The family’s yard will glow after a meteor crash and a mellow squatter/groundskeeper Ezra played by Tommy Chong will begin to sense a foreboding aura. It looks like an invasive entity has already made their presence known through the water supply. Young son Jack, done by Julian Hilliard will have some discourse with a “boy in the well.”
This Stanley enterprise enjoys conjuring the eccentricities of the antecedent and its maker with the otherworldly perhaps having a kinship with what went on a more filly realized and coherent one like Annihilation.

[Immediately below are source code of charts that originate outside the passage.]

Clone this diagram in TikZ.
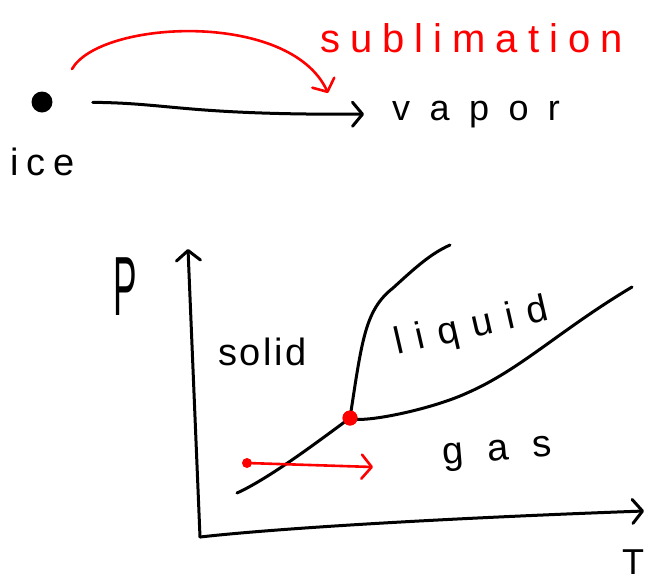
\documentclass[tikz,border=0pt]{standalone}
\usepackage{fontspec}
\setmainfont{Liberation Sans}
\usetikzlibrary{arrows.meta}
\begin{document}
\begin{tikzpicture}[x=1pt,y=-1pt,
  ink/.style={line width=3pt,line cap=round,line join=round},
  redink/.style={ink,draw=red,line width=2.6pt},
  barb/.style={-{Straight Barb[length=10pt,width=24pt,round]}},
  word/.style={inner sep=0pt,anchor=base west},
  dot/.style={circle,inner sep=0pt},
]
\useasboundingbox (0,0) rectangle (656,582);

% top part
\node[dot,fill=black,minimum size=21pt] (icedot) at (42,102) {};
\node[word] (ice) at (10,175) {\fontsize{38}{38}\selectfont\addfontfeature{LetterSpace=21}ice};
\node[word] (vapor) at (392,120) {\fontsize{36}{36}\selectfont\addfontfeature{LetterSpace=54}vapor};
\node[word,text=red] (subl) at (320,52) {\fontsize{40}{40}\selectfont\addfontfeature{LetterSpace=25}sublimation};

\draw[ink,barb,shorten <=40pt,shorten >=28pt] (icedot.east) .. controls (170,103) and (185,115) .. (vapor.west);
\coordinate (sStart) at (72,69);
\coordinate (sEnd) at (328,93);
\draw[redink,barb] (sStart) .. controls (100,20) and (290,10) .. (sEnd);

% phase diagram
\coordinate (O) at (200,537);
\coordinate (Ptop) at (188,249);
\coordinate (Tend) at (644,511);
\draw[ink,barb] (O) -- (Ptop);
\draw[ink,barb] (O) .. controls (280,528) and (450,518) .. (Tend);

\node[word] (plab) at (113,315) {\fontsize{84}{84}\selectfont\scalebox{0.42}[1]{P}};
\node[word] (tlab) at (622,574) {\fontsize{36}{36}\selectfont T};

\node[dot,fill=red,minimum size=15pt] (tp) at (350,418) {};
\coordinate (subStart) at (237,493);
\coordinate (meltEnd) at (450,245);
\coordinate (vapEnd) at (632,287);

\draw[ink] (subStart) .. controls (270,478) and (320,440) .. (tp.center);
\draw[ink] (tp.center) .. controls (362,340) and (365,310) .. (393,288)
  .. controls (415,268) and (430,254) .. (meltEnd);
\draw[ink] (tp.center) .. controls (360,424) and (430,410) .. (467,393)
  .. controls (520,370) and (560,330) .. (vapEnd);
\node[dot,fill=red,minimum size=15pt] at (tp) {};

\node[word] (solid) at (218,365) {\fontsize{38}{38}\selectfont\addfontfeature{LetterSpace=7}solid};
\node[word,rotate=13] (liquid) at (397,355) {\fontsize{38}{38}\selectfont\addfontfeature{LetterSpace=36}liquid};
\node[word,rotate=5] (gas) at (443,465) {\fontsize{38}{38}\selectfont\addfontfeature{LetterSpace=64}gas};

\node[dot,fill=red,minimum size=10pt] (rs) at (247,463) {};
\coordinate (re) at (373,467);
\draw[redink,barb] (rs.center) -- (re);
\end{tikzpicture}
\end{document}
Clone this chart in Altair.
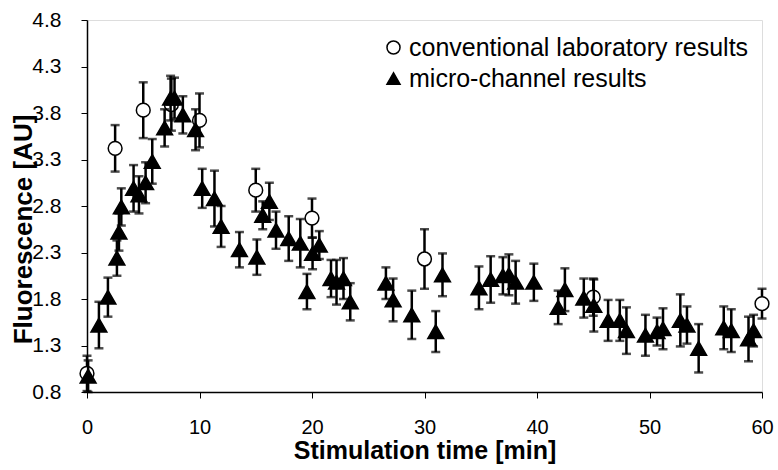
import altair as alt
import pandas as pd

# conventional laboratory results (open circles)
conv_t = [0, 2.5, 5, 7.5, 10, 15, 20, 30, 45, 60]
conv_v = [1.00, 3.42, 3.83, 3.89, 3.72, 2.97, 2.67, 2.23, 1.82, 1.75]
conv_e = [0.19, 0.25, 0.30, 0.28, 0.29, 0.23, 0.21, 0.32, 0.20, 0.16]

# micro-channel results (filled triangles)
mc_t = [0.1, 1.06, 1.86, 2.66, 2.84, 3.05, 4.14, 4.62, 5.21, 5.8, 6.9, 7.43, 7.78,
        8.52, 9.65, 10.24, 11.33, 11.92, 13.55, 15.1, 15.62, 16.21, 16.8, 17.93,
        18.96, 19.55, 20.05, 20.65, 21.69, 22.18, 22.8, 23.4, 26.57, 27.21, 28.87,
        31.0, 31.6, 34.84, 35.88, 36.97, 37.5, 38.1, 39.72, 41.88, 42.48, 44.16,
        45.05, 46.32, 47.36, 47.95, 49.64, 50.67, 51.2, 52.74, 53.33, 54.37, 56.6,
        57.27, 58.8, 59.25]
mc_v = [0.97, 1.52, 1.82, 2.24, 2.52, 2.79, 2.99, 2.92, 3.05, 3.28, 3.64, 3.96, 3.96,
        3.78, 3.62, 2.99, 2.88, 2.58, 2.33, 2.25, 2.70, 2.85, 2.54, 2.45,
        2.40, 1.88, 2.29, 2.38, 2.02, 1.98, 2.02, 1.77, 1.97, 1.79, 1.63,
        1.45, 2.06, 1.92, 2.01, 2.05, 2.06, 1.98, 1.98, 1.71, 1.90, 1.81,
        1.73, 1.57, 1.57, 1.46, 1.41, 1.45, 1.48, 1.57, 1.52, 1.27, 1.49,
        1.46, 1.37, 1.46]
mc_e = [0.17, 0.25, 0.21, 0.19, 0.20, 0.20, 0.25, 0.20, 0.22, 0.24, 0.20, 0.24, 0.22,
        0.20, 0.22, 0.21, 0.30, 0.22, 0.19, 0.19, 0.15, 0.20, 0.20, 0.24,
        0.26, 0.19, 0.17, 0.15, 0.20, 0.24, 0.22, 0.20, 0.17, 0.23, 0.26,
        0.22, 0.23, 0.23, 0.25, 0.20, 0.22, 0.23, 0.20, 0.18, 0.23, 0.21,
        0.28, 0.22, 0.22, 0.25, 0.22, 0.15, 0.22, 0.28, 0.20, 0.26, 0.23,
        0.23, 0.24, 0.17]

series_names = ["conventional laboratory results", "micro-channel results"]
y_ticks = [0.8, 1.3, 1.8, 2.3, 2.8, 3.3, 3.8, 4.3, 4.8]
x_ticks = [0, 10, 20, 30, 40, 50, 60]

conv = pd.DataFrame({"t": conv_t, "v": conv_v, "e": conv_e, "series": series_names[0]})
mc = pd.DataFrame({"t": mc_t, "v": mc_v, "e": mc_e, "series": series_names[1]})
for d in (conv, mc):
    d["lo"] = d["v"] - d["e"]
    d["hi"] = d["v"] + d["e"]

FONT = "Liberation Sans"

x_scale = alt.Scale(domain=[0, 60], nice=False)
x_axis = alt.Axis(values=x_ticks, title="Stimulation time [min]", grid=False,
                  labelFontSize=20, titleFontSize=25, titleFontWeight="bold",
                  labelFont=FONT, titleFont=FONT, labelColor="black",
                  titleColor="black", domainColor="black", tickColor="black",
                  domainWidth=1.5, tickWidth=1, tickSize=6, labelPadding=19,
                  titlePadding=1, labelFlush=False)
y_scale = alt.Scale(domain=[0.8, 4.8], nice=False, zero=False)
y_axis = alt.Axis(values=y_ticks, format=".1f", title="Fluorescence [AU]", grid=False,
                  labelFontSize=21, titleFontSize=26, titleFontWeight="bold",
                  labelFont=FONT, titleFont=FONT, labelColor="black", titleColor="black",
                  domainColor="black", tickColor="black", domainWidth=1.5, tickWidth=1,
                  tickSize=6, labelPadding=20, labelFlush=False,
                  titleX=-64, titleY=209, titleAngle=270,
                  titleAlign="center", titleBaseline="middle")

legend = alt.Legend(title=None, orient="none", legendX=294, legendY=15,
                    labelFontSize=25, labelFont=FONT, labelColor="black", labelLimit=0,
                    symbolSize=170, symbolStrokeColor="black", symbolStrokeWidth=1.5,
                    rowPadding=5, labelOffset=3, padding=0)
shape_enc = alt.Shape("series:N", scale=alt.Scale(domain=series_names,
                                                  range=["circle", "triangle-up"]),
                      legend=legend)
fill_enc = alt.Fill("series:N", scale=alt.Scale(domain=series_names,
                                                range=["white", "black"]),
                    legend=legend)
stroke_enc = alt.Stroke("series:N", scale=alt.Scale(domain=series_names,
                                                    range=["black", "black"]),
                        legend=legend)


def layers(d, size):
    base = alt.Chart(d)
    X = alt.X("t:Q", scale=x_scale, axis=x_axis)
    rule = base.mark_rule(color="black", strokeWidth=2.5).encode(
        x=X, y=alt.Y("lo:Q", scale=y_scale, axis=y_axis), y2="hi:Q")
    cap_lo = base.mark_tick(color="black", orient="horizontal", size=9, thickness=2.5).encode(
        x=X, y=alt.Y("lo:Q", scale=y_scale, axis=y_axis))
    cap_hi = base.mark_tick(color="black", orient="horizontal", size=9, thickness=2.5).encode(
        x=X, y=alt.Y("hi:Q", scale=y_scale, axis=y_axis))
    pts = base.mark_point(opacity=1, strokeWidth=1.5, size=size).encode(
        x=X, y=alt.Y("v:Q", scale=y_scale, axis=y_axis),
        shape=shape_enc, fill=fill_enc, stroke=stroke_enc)
    return [rule, cap_lo, cap_hi, pts]


chart = alt.layer(*layers(conv, 190), *layers(mc, 250)).properties(
    width=675, height=372,
    autosize=alt.AutoSizeParams(type="none"),
    padding={"left": 87, "top": 20, "right": 16, "bottom": 78},
).configure_view(stroke="#888888", strokeDash=[1, 2], strokeWidth=1
).configure(background="white")

chart.save("out.html", embed_options={"renderer": "svg", "actions": False})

Still, what emanates around the machinations of a shady local mayor Q’orianka Kilcher in fuchsia and hot pink from cropping up lets the cast and crew do their best unbalanced delirium. Especially, in the case of Cage who knows a thing or two about sizing up the extent of a character already considered abutting the psychopathic.
The space occupied by Color invites a fairly riveting aural and visual experience and tension like when Theresa begins chopping up carrots. Its wrap-up isn’t as striking as what the leading man, his co-stars and crew with a few eye-popping f/s bring to what at times seems like Altered States crossed with Re-Animator.